Fresh fish on display in a market stall in Hong Kong

Fresh fish for sale © A. Harrison

Although a pedestrian market, beware of cars as the markets stretch over several major roads. There are often street performers, opera stars, fortune tellers, and, especially at the far end of the market, palm and face readers. The night markets are a perfect way to end a long day of sight-seeing.

Ladies Market

Continue on the MTR beyond the Night Markets to either Prince Edward or Mong Kok Stations to reach Hong Kong’s Ladies Market. Despite the name, just about everything is for sale. It is exhaustingly crowded; Mong Kok remains the world’s most densely populated area, with 130,000 people per square kilometre. It opens earlier then the Night Market, running from midday to midnight.

If visiting in daylight, detour to the Yuen Po Street Bird Garden, where locals can be seen sitting with their birds. The air is full of their calls. Nearby is Flower Market Road, where some fifty shops sell a dazzling array of blooms.

Lastly, just explore. The best of Hong Kong’s markets are not in the guidebooks. Catch the wrong bus, or a tram to an unknown destination – there is always something interesting to find at the other end.


The Literary Traveller

With three interwoven stories, John Lanchester's Fragrant Harbour follows the change in Hong Kong from the time in 1935 when fragrant perfumes still drifted out to sea to greet incoming ships, to its birth as a modern economic miracle (with a slightly more heady aroma).

Through the eyes of the three narrators, the history of the island for most of the 20th century unfolds. Fragrant Harbour can virtually be used as a guide book, for it’s impossible not to walk the streets and see what has been written in the novel: to lament the disappearance of the old airport with its dramatic descent of the planes so close to the buildings one felt they could almost be touched, the smell of the water when catching the Star Ferry, taking the view from The Peak then walking around the mountain, becoming lost in the overgrowth.

There is the invasion by the Japanese in WWII with the establishment of a concentration camp at Stanley, followed by the unrest and riots of the 1960s. There is even reference to the notorious Mong Kok apartments, some of which can still be seen at Shek Kip Mei Estate.
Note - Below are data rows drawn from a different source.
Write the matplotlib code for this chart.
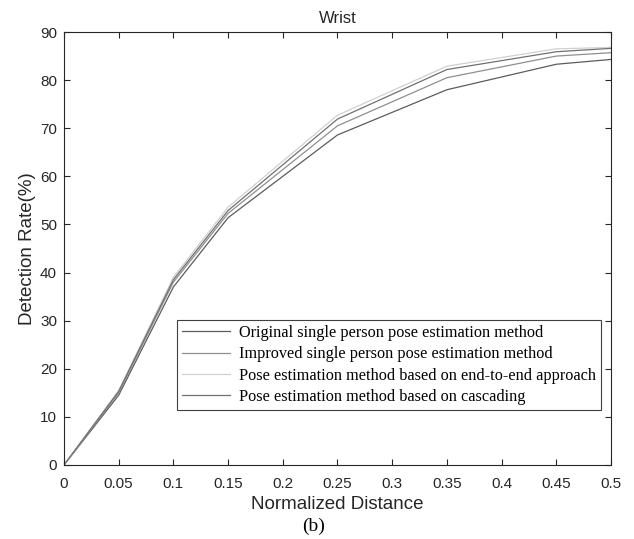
import matplotlib.pyplot as plt
import numpy as np

# 数据
dist = [0, 0.05, 0.1, 0.15, 0.25, 0.35, 0.45, 0.5]
original = [0, 14.5, 37.0, 51.4, 68.6, 78.0, 83.3, 84.3]
improved = [0, 15.0, 38.0, 52.3, 70.5, 80.5, 85.0, 85.7]
end2end = [0, 15.5, 39.0, 53.6, 72.7, 82.9, 86.5, 86.8]
cascade = [0, 15.3, 38.5, 52.9, 71.9, 82.2, 85.9, 86.6]

xtick_labels = ["0", "0.05", "0.1", "0.15", "0.2", "0.25", "0.3", "0.35", "0.4", "0.45", "0.5"]
labels = [
    "Original single person pose estimation method",
    "Improved single person pose estimation method",
    "Pose estimation method based on end-to-end approach",
    "Pose estimation method based on cascading",
]
colors = ["#5c5c5c", "#8f8f8f", "#d0d0d0", "#707070"]

plt.rcParams["font.family"] = ["Liberation Sans", "DejaVu Sans"]
txt = "#262626"

fig = plt.figure(figsize=(6.34, 5.39), dpi=100)
ax = fig.add_axes([0.1009, 0.1373, 0.8628, 0.8033])

for y, lab, c in zip([original, improved, end2end, cascade], labels, colors):
    ax.plot(dist, y, color=c, linewidth=0.9, label=lab)

ax.set_xlim(0, 0.5)
ax.set_ylim(0, 90)
ax.set_xticks(np.arange(0, 0.51, 0.05))
ax.set_xticklabels(xtick_labels)
ax.set_yticks(range(0, 91, 10))
ax.tick_params(direction="in", top=True, right=True, labelsize=11, colors=txt, length=4.3, width=0.8)
ax.tick_params(axis="x", pad=8.5)
ax.tick_params(axis="y", pad=5)
for s in ax.spines.values():
    s.set_color(txt)
    s.set_linewidth(0.8)

ax.set_title("Wrist", fontsize=12, color=txt, pad=6.5)
ax.set_xlabel("Normalized Distance", fontsize=13.5, color=txt, labelpad=4)
ax.set_ylabel("Detection Rate(%)", fontsize=13.5, color=txt, labelpad=3)
fig.text(314 / 634, 1 - 535 / 539, "(b)", fontsize=14, family="Liberation Serif", ha="center", va="bottom")

leg = ax.legend(loc="lower right", bbox_to_anchor=(0.982, 0.127), borderaxespad=0,
                prop={"family": "Liberation Serif", "size": 11.7},
                fancybox=False, edgecolor="#404040", framealpha=1, handlelength=3.0,
                borderpad=0.3, labelspacing=0.33, handletextpad=0.55)
leg.get_frame().set_linewidth(0.8)

fig.savefig("out.png", dpi=100)
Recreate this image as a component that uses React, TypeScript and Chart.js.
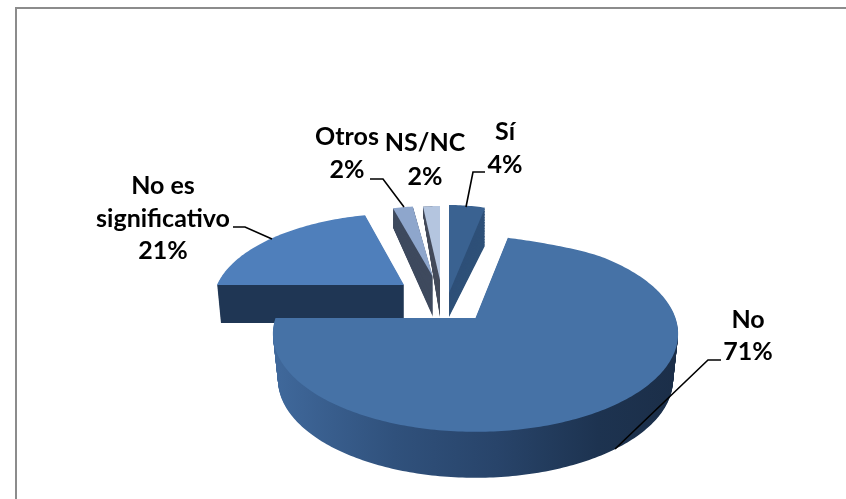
import React, { useEffect, useRef } from "react";
import { Chart, registerables } from "chart.js";

Chart.register(...registerables);

const categories = ["Sí", "No", "No es significativo", "Otros", "NS/NC"];
const shares = [4, 71, 21, 2, 2];
const labelLines = [["Sí"], ["No"], ["No es", "significativo"], ["Otros"], ["NS/NC"]];
const topColors = ["#3a6291", "#4672a6", "#4f7fbb", "#8ea6cc", "#b4c5df"];
const sideColors = ["#2e5078", "#2c4a70", "#1f3654", "#3f4a5e", "#454c5c"];

// 3D view of each exploded slice (how the flat pie is projected on the page)
const views = [
  { x: 449, y: 293, a: 145, b: 88, p: 0, q: 0, depth: 24, aEnd: 1, bEnd: 0.84 },
  { x: 475.5, y: 318, a: 200, b: 95.6, p: -0.16, q: 0.31, depth: 46, aEnd: 0.975, bEnd: 1 },
  { x: 404, y: 285, a: 187, b: 86, p: -0.2, q: 0, depth: 38, aEnd: 0.98, bEnd: 1 },
  { x: 433, y: 277, a: 161, b: 71, p: 0, q: 0, depth: 40, aEnd: 1, bEnd: 1.3 },
  { x: 440, y: 280, a: 136, b: 74, p: 0, q: 0, depth: 37, aEnd: 1, bEnd: 1.4 },
];
const drawOrder = [2, 3, 4, 0, 1];

const labelPlaces = [
  { x: 505, y: 132, gap: 33 },
  { x: 748, y: 320, gap: 32 },
  { x: 163, y: 186, gap: 32.5 },
  { x: 347, y: 137, gap: 33 },
  { x: 425, y: 143, gap: 34 },
];
const leaders = [
  [[466, 207], [473, 172], [485, 172]],
  [[615, 449], [708, 360], [721, 360]],
  [[272, 239], [245, 227], [233, 227]],
  [[404, 207], [383, 179], [370, 179]],
];

function tracePie(ctx: CanvasRenderingContext2D, arc: any, v: any, a: number, b: number, dy: number) {
  const map = (ang: number) => {
    const u = Math.cos(ang);
    const w = Math.sin(ang);
    const k = 1 + v.p * w;
    const t = Math.max(0, -w - 0.7) / 0.3;
    const pinch = 1 - v.q * t * t;
    return [v.x + (a * u * pinch) / k, v.y + dy + (b * w) / k];
  };
  ctx.beginPath();
  ctx.moveTo(v.x, v.y + dy);
  const n = Math.max(8, Math.ceil((arc.endAngle - arc.startAngle) * 60));
  for (let i = 0; i <= n; i++) {
    const [px, py] = map(arc.startAngle + ((arc.endAngle - arc.startAngle) * i) / n);
    ctx.lineTo(px, py);
  }
  ctx.closePath();
}

const pie3d = {
  id: "pie3d",
  beforeDatasetsDraw(chart: any) {
    const { ctx } = chart;
    const arcs = chart.getDatasetMeta(0).data;
    ctx.save();
    ctx.fillStyle = "#ffffff";
    ctx.fillRect(0, 0, chart.width, chart.height);
    ctx.fillStyle = "#8c8c8c";
    ctx.fillRect(15, 7, chart.width - 15, 2);
    ctx.fillRect(15, 7, 2, chart.height - 7);

    for (const i of drawOrder) {
      const arc = arcs[i];
      const v = views[i];
      let side: any = sideColors[i];
      if (i === 1) {
        side = ctx.createLinearGradient(272, 0, 680, 0);
        side.addColorStop(0, "#40699c");
        side.addColorStop(0.3, "#30517c");
        side.addColorStop(0.55, "#28446a");
        side.addColorStop(0.8, "#1d3350");
        side.addColorStop(1, "#1b2e48");
      }
      ctx.fillStyle = side;
      for (let d = v.depth; d >= 1; d--) {
        const t = d / v.depth;
        tracePie(ctx, arc, v, v.a * (1 + (v.aEnd - 1) * t), v.b * (1 + (v.bEnd - 1) * t), d);
        ctx.fill();
      }
      ctx.fillStyle = arc.options.backgroundColor;
      tracePie(ctx, arc, v, v.a, v.b, 0);
      ctx.fill();
    }
    ctx.restore();
    return false;
  },
  afterDraw(chart: any) {
    const { ctx } = chart;
    ctx.save();
    ctx.strokeStyle = "#000000";
    ctx.lineWidth = 1.6;
    for (const pts of leaders) {
      ctx.beginPath();
      pts.forEach(([x, y], i) => (i ? ctx.lineTo(x, y) : ctx.moveTo(x, y)));
      ctx.stroke();
    }
    ctx.fillStyle = "#000000";
    ctx.font = 'bold 25px Lato';
    ctx.textAlign = "center";
    ctx.textBaseline = "middle";
    categories.forEach((_, i) => {
      const place = labelPlaces[i];
      const lines = [...labelLines[i], `${shares[i]}%`];
      lines.forEach((line, j) => ctx.fillText(line, place.x, place.y + j * place.gap));
    });
    ctx.restore();
  },
};

export default function App() {
  const ref = useRef<HTMLCanvasElement>(null);
  useEffect(() => {
    document.body.style.margin = "0";
    const chart = new Chart(ref.current!, {
      type: "pie",
      data: {
        labels: categories,
        datasets: [{ data: shares, backgroundColor: topColors, borderWidth: 0 }],
      },
      options: {
        responsive: false,
        animation: false,
        plugins: { legend: { display: false }, tooltip: { enabled: false } },
      },
      plugins: [pie3d],
    } as any);
    return () => chart.destroy();
  }, []);
  return <canvas ref={ref} width={846} height={499} style={{ display: "block" }} />;
}
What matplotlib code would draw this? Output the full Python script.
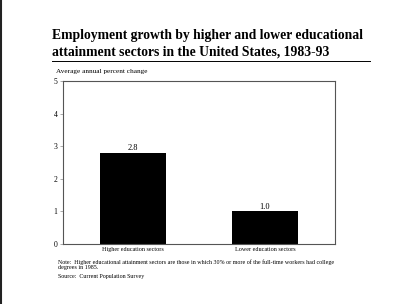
import matplotlib.pyplot as plt
from matplotlib.lines import Line2D

# Données
categories = ["Higher education sectors", "Lower education sectors"]
values = [2.8, 1.0]
yticks = [0, 1, 2, 3, 4, 5]

title = ("Employment growth by higher and lower educational\n"
         "attainment sectors in the United States, 1983-93")
ylabel = "Average annual percent change"
note = ("Note:  Higher educational attainment sectors are those in which 30% or more of the full-time workers had college\n"
        "degrees in 1985.")
source = "Source:  Current Population Survey"

plt.rcParams['font.family'] = ['Liberation Serif', 'DejaVu Serif']

fig = plt.figure(figsize=(4, 3.04), dpi=100)
W, H = 400, 304

# axes : gauche 63px, droite 335px, haut 81px, bas 244px
ax = fig.add_axes([63 / W, 1 - 244 / H, (335 - 63) / W, (244 - 81) / H])
x = range(len(categories))
ax.bar(x, values, width=0.5, color='black')
for i, v in zip(x, values):
    ax.text(i, v + 0.02, f"{v:.1f}", ha='center', va='bottom', fontsize=6)

ax.set_xlim(-0.53, 1.53)
ax.set_ylim(0, 5)
ax.set_yticks(yticks)
ax.set_yticklabels([str(t) for t in yticks], fontsize=5.5)
ax.set_xticks(list(x))
ax.set_xticklabels(categories, fontsize=4.4)
ax.tick_params(axis='x', length=0, pad=2)
ax.tick_params(axis='y', length=2, width=0.5, pad=2, color='#888888')
for s in ax.spines.values():
    s.set_linewidth(0.8)
    s.set_color('#555555')

fig.text(52 / W, 1 - 29 / H, title, fontsize=9.8, fontweight='bold',
         ha='left', va='top', linespacing=1.4)
fig.add_artist(Line2D([52 / W, 370 / W], [1 - 61 / H, 1 - 61 / H],
                      color='black', linewidth=0.7))
fig.text(56 / W, 1 - 71 / H, ylabel, fontsize=5.2, ha='left', va='center')
fig.text(58 / W, 1 - 259 / H, note, fontsize=4.3, ha='left', va='top', linespacing=1.2)
fig.text(58 / W, 1 - 274 / H, source, fontsize=4.3, ha='left', va='top')

# bord noir du scan à gauche
fig.add_artist(Line2D([1 / W, 1 / W], [0, 1], color='#222222', linewidth=1.5))

fig.savefig("out.png", dpi=100)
Mong Kok remains the mostly densely populated area on earth, and at the time many people simply disappeared when they entered the main door of this building.

By the end of the novel, Hong Kong has become what visitors now see: an economic powerhouse. Yet Lanchester explores the intricate finance deals between Hong Kong and the mainland, the role of the triads, and importance of family ties and honour. Most of all, it is a tribute to the people and history of an island the author so obviously loves.